Keep only those lines of the records that include the string "chart".

## RECORDS FOR THE TASK
——
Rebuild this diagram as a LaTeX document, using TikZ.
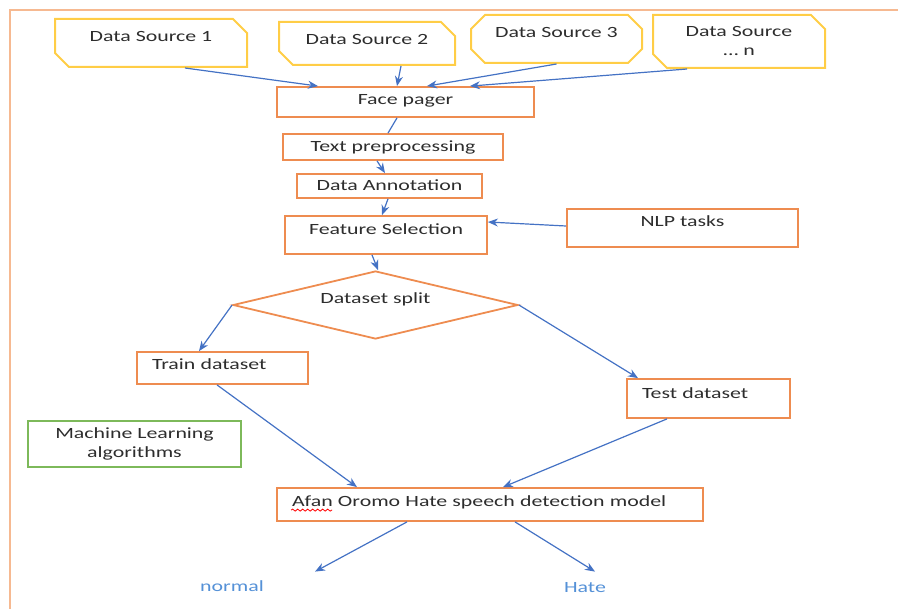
\documentclass[tikz,border=0pt]{standalone}
\usepackage{fontspec}
\setmainfont[FakeStretch=1.4]{Carlito}
\usepackage{xcolor}
\usepackage{tikz}
\usetikzlibrary{arrows.meta,shapes.misc,shapes.geometric,decorations.pathmorphing}
\definecolor{boxorange}{RGB}{238,140,80}
\definecolor{framepeach}{RGB}{246,185,145}
\definecolor{srcyellow}{RGB}{255,205,70}
\definecolor{mlgreen}{RGB}{125,185,90}
\definecolor{arrowblue}{RGB}{68,114,196}
\definecolor{outblue}{RGB}{85,145,215}
\definecolor{textgray}{RGB}{45,45,45}
\begin{document}
\begin{tikzpicture}[x=0.5pt, y=-0.5pt,
  every node/.style={font=\fontsize{7.8}{9.5}\selectfont, text=textgray, text height=6pt, text depth=1.5pt},
  src/.style={chamfered rectangle, chamfered rectangle xsep=4pt, chamfered rectangle ysep=3pt, draw=srcyellow, line width=1pt, inner sep=0pt, align=center},
  proc/.style={rectangle, draw=boxorange, line width=0.9pt, inner sep=0pt, align=center},
  lproc/.style={proc, align=left, inner xsep=7.5pt, text width=#1},
  lift/.style={text depth=#1},
  multi/.style={text height=, text depth=},
  arr/.style={-{Stealth[length=5pt,width=4pt]}, draw=arrowblue, line width=0.6pt},
  link/.style={draw=arrowblue, line width=0.6pt},
  outlab/.style={text=outblue, inner sep=1pt},
  frame/.style={draw=framepeach, line width=1.3pt},
  spell/.style={draw=red, line width=0.4pt, decorate, decoration={snake, amplitude=0.5pt, segment length=2.5pt}}
]
\useasboundingbox (0,0) rectangle (898,609);
\draw[frame] (10,609) -- (10,10) -- (898,10);
\node[src, minimum width=96pt, minimum height=24pt, lift=7.5pt, chamfered rectangle corners={north east,south west}] (ds1) at (151,43) {Data Source 1};
\node[src, minimum width=88pt, minimum height=21.5pt, lift=5pt, chamfered rectangle corners={north east,south west}] (ds2) at (367,43.5) {Data Source 2};
\node[src, minimum width=85.5pt, minimum height=24pt, lift=7.5pt] (ds3) at (556.5,39) {Data Source 3};
\node[src, multi, minimum width=86pt, minimum height=26.5pt, chamfered rectangle corners={north east,south west}] (dsn) at (739,41.5) {Data Source\\\ldots\ n};
\node[proc, minimum width=128.5pt, minimum height=15pt, lift=3.5pt] (face) at (405.5,102) {Face pager};
\node[proc, minimum width=110pt, minimum height=13pt] (prep) at (393,147) {Text preprocessing};
\node[proc, minimum width=92.5pt, minimum height=12pt] (annot) at (389.5,186) {Data Annotation};
\node[proc, minimum width=101pt, minimum height=19pt, lift=6.5pt] (feat) at (386,235) {Feature Selection};
\node[proc, minimum width=115.5pt, minimum height=19pt, lift=7.5pt] (nlp) at (682.5,228) {NLP tasks};
\node[diamond, aspect=4.2, draw=boxorange, line width=0.9pt, inner sep=0pt, minimum width=142.5pt, minimum height=34pt, lift=7.5pt] (split) at (375.5,305) {Dataset split};
\node[lproc=70.5pt, minimum width=85.5pt, minimum height=16pt, lift=4.5pt] (train) at (222.5,368) {Train dataset};
\node[lproc=66.5pt, minimum width=81.5pt, minimum height=19.5pt, lift=6.5pt] (test) at (708.5,398.5) {Test dataset};
\node[proc, multi, draw=mlgreen, minimum width=106.5pt, minimum height=23pt] (ml) at (134.5,444) {Machine Learning\\algorithms};
\node[lproc=198pt, minimum width=213pt, minimum height=16.5pt, lift=4pt] (model) at (490,504.5) {Afan Oromo Hate speech detection model};
\node[outlab] (normal) at (232,587) {normal};
\node[outlab] (hate) at (585,588) {Hate};
\draw[spell] ([xshift=7.5pt,yshift=-1.8pt]model.base west) -- ++(20.5pt,0pt);
\draw[arr] ([xshift=17pt]ds1.south) -- ([xshift=-43.75pt]face.north);
\draw[arr] ([xshift=17pt]ds2.south) -- ([xshift=-4.25pt]face.north);
\draw[arr] (ds3.south) -- ([xshift=10.75pt]face.north);
\draw[arr] ([xshift=-26pt]dsn.south) -- ([xshift=32.25pt]face.north);
\draw[link] ([xshift=-4.25pt]face.south) -- ([xshift=-2.5pt]prep.north);
\draw[arr] ([xshift=-8pt]prep.south) -- ([xshift=-2.25pt]annot.north);
\draw[arr] ([xshift=-0.75pt]annot.south) -- ([xshift=-2pt]feat.north);
\draw[arr] ([yshift=1pt]nlp.west) -- ([yshift=6.5pt]feat.east);
\draw[arr] ([xshift=-7pt]feat.south) -- ([xshift=1.25pt]split.north);
\draw[arr] (split.west) -- ([xshift=-11.75pt]train.north);
\draw[arr] (split.east) -- ([xshift=-35.25pt]test.north);
\draw[arr] ([xshift=-2.75pt]train.south) -- ([xshift=-66.5pt]model.north);
\draw[arr] ([xshift=-20.75pt]test.south) -- ([xshift=6.5pt]model.north);
\draw[arr] ([xshift=-41.5pt]model.south) -- ([xshift=41.5pt,yshift=2.75pt]normal.north);
\draw[arr] ([xshift=12.5pt]model.south) -- ([xshift=5pt,yshift=3.25pt]hate.north);
\end{tikzpicture}
\end{document}
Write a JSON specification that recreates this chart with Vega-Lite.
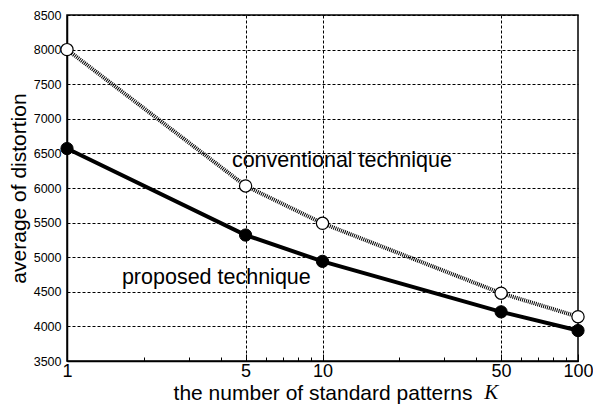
{
  "$schema": "https://vega.github.io/schema/vega-lite/v6.json",
  "width": 511,
  "height": 346,
  "autosize": {"type": "none"},
  "padding": {"left": 67, "top": 15, "right": 15, "bottom": 47},
  "background": "white",
  "config": {
    "view": {"stroke": "black", "strokeWidth": 1.5},
    "font": "Liberation Sans"
  },
  "datasets": {
    "pts": [
      {"K": 1, "distortion": 8000, "technique": "conventional"},
      {"K": 5, "distortion": 6030, "technique": "conventional"},
      {"K": 10, "distortion": 5490, "technique": "conventional"},
      {"K": 50, "distortion": 4480, "technique": "conventional"},
      {"K": 100, "distortion": 4140, "technique": "conventional"},
      {"K": 1, "distortion": 6570, "technique": "proposed"},
      {"K": 5, "distortion": 5320, "technique": "proposed"},
      {"K": 10, "distortion": 4940, "technique": "proposed"},
      {"K": 50, "distortion": 4210, "technique": "proposed"},
      {"K": 100, "distortion": 3940, "technique": "proposed"}
    ],
    "labels": [
      {"K": 4.42, "distortion": 6300, "text": "conventional technique"},
      {"K": 1.64, "distortion": 4615, "text": "proposed technique"}
    ],
    "kvar": [
      {"K": 45.8, "distortion": 2951, "text": "K"}
    ]
  },
  "layer": [
    {
      "data": {"name": "pts"},
      "transform": [{"filter": "datum.technique === 'conventional'"}],
      "mark": {"type": "line", "color": "black", "strokeWidth": 4, "strokeDash": [1, 1]},
      "encoding": {
        "x": {
          "field": "K", "type": "quantitative",
          "scale": {"type": "log", "domain": [1, 100], "nice": false},
          "axis": {
            "title": "the number of standard patterns",
            "values": [1, 2, 3, 4, 5, 6, 7, 8, 9, 10, 20, 30, 40, 50, 60, 70, 80, 90, 100],
            "tickCount": 30,
            "labelExpr": "indexof([1, 5, 10, 50, 100], datum.value) >= 0 ? datum.label : ''",
            "labelOverlap": false,
            "labelFlush": false,
            "labelFontSize": 18,
            "labelColor": "black",
            "labelPadding": 8,
            "titleFontSize": 21,
            "titleFontWeight": "normal",
            "titleColor": "black",
            "titleBaseline": "alphabetic",
            "titleY": 38,
            "domainColor": "black",
            "domainWidth": 1.5,
            "tickColor": "black",
            "tickSize": {"condition": {"test": "indexof([1, 5, 10, 50, 100], datum.value) >= 0", "value": -7}, "value": -4},
            "grid": true,
            "gridColor": "black",
            "gridDash": [3, 2],
            "gridWidth": 1,
            "gridOpacity": {"condition": {"test": "datum.value == 5 || datum.value == 10 || datum.value == 50", "value": 1}, "value": 0}
          }
        },
        "y": {
          "field": "distortion", "type": "quantitative",
          "scale": {"domain": [3500, 8500], "nice": false, "zero": false},
          "axis": {
            "title": "average of distortion",
            "values": [3500, 4000, 4500, 5000, 5500, 6000, 6500, 7000, 7500, 8000, 8500],
            "tickCount": 20,
            "format": "d",
            "labelOverlap": false,
            "labelFontSize": 12.5,
            "labelColor": "black",
            "labelPadding": 6,
            "ticks": false,
            "titleFontSize": 21,
            "titleFontWeight": "normal",
            "titleColor": "black",
            "titleBaseline": "alphabetic",
            "titleX": -42,
            "domainColor": "black",
            "domainWidth": 1.5,
            "grid": true,
            "gridColor": "black",
            "gridDash": [3, 2],
            "gridWidth": 1
          }
        }
      }
    },
    {
      "data": {"name": "pts"},
      "transform": [{"filter": "datum.technique === 'proposed'"}],
      "mark": {"type": "line", "color": "black", "strokeWidth": 4},
      "encoding": {
        "x": {"field": "K", "type": "quantitative"},
        "y": {"field": "distortion", "type": "quantitative"}
      }
    },
    {
      "data": {"name": "pts"},
      "transform": [{"filter": "datum.technique === 'conventional'"}],
      "mark": {"type": "point", "shape": "circle", "filled": true, "fill": "white", "stroke": "black", "strokeWidth": 1.2, "size": 150, "opacity": 1},
      "encoding": {
        "x": {"field": "K", "type": "quantitative"},
        "y": {"field": "distortion", "type": "quantitative"}
      }
    },
    {
      "data": {"name": "pts"},
      "transform": [{"filter": "datum.technique === 'proposed'"}],
      "mark": {"type": "point", "shape": "circle", "filled": true, "fill": "black", "stroke": "black", "strokeWidth": 1, "size": 150, "opacity": 1},
      "encoding": {
        "x": {"field": "K", "type": "quantitative"},
        "y": {"field": "distortion", "type": "quantitative"}
      }
    },
    {
      "data": {"name": "labels"},
      "mark": {"type": "text", "align": "left", "baseline": "alphabetic", "fontSize": 21.5, "font": "Liberation Sans", "color": "black"},
      "encoding": {
        "x": {"field": "K", "type": "quantitative"},
        "y": {"field": "distortion", "type": "quantitative"},
        "text": {"field": "text"}
      }
    },
    {
      "data": {"name": "kvar"},
      "mark": {"type": "text", "align": "center", "baseline": "alphabetic", "fontSize": 21, "font": "Liberation Serif", "fontStyle": "italic", "color": "black", "clip": false},
      "encoding": {
        "x": {"field": "K", "type": "quantitative"},
        "y": {"field": "distortion", "type": "quantitative"},
        "text": {"field": "text"}
      }
    }
  ]
}
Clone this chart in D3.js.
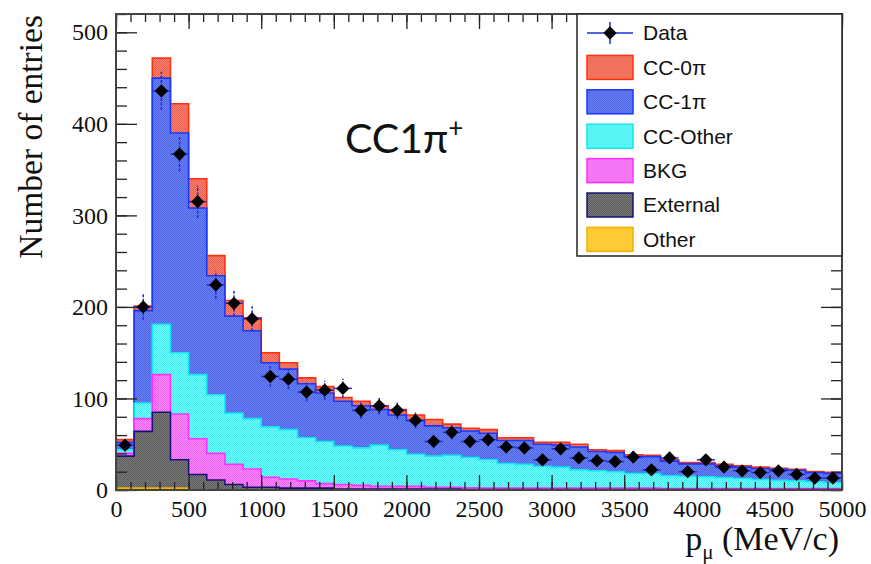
——
## ANSWER
Write a JSON specification that recreates this chart with Vega-Lite.
Clone this chart in D3.js.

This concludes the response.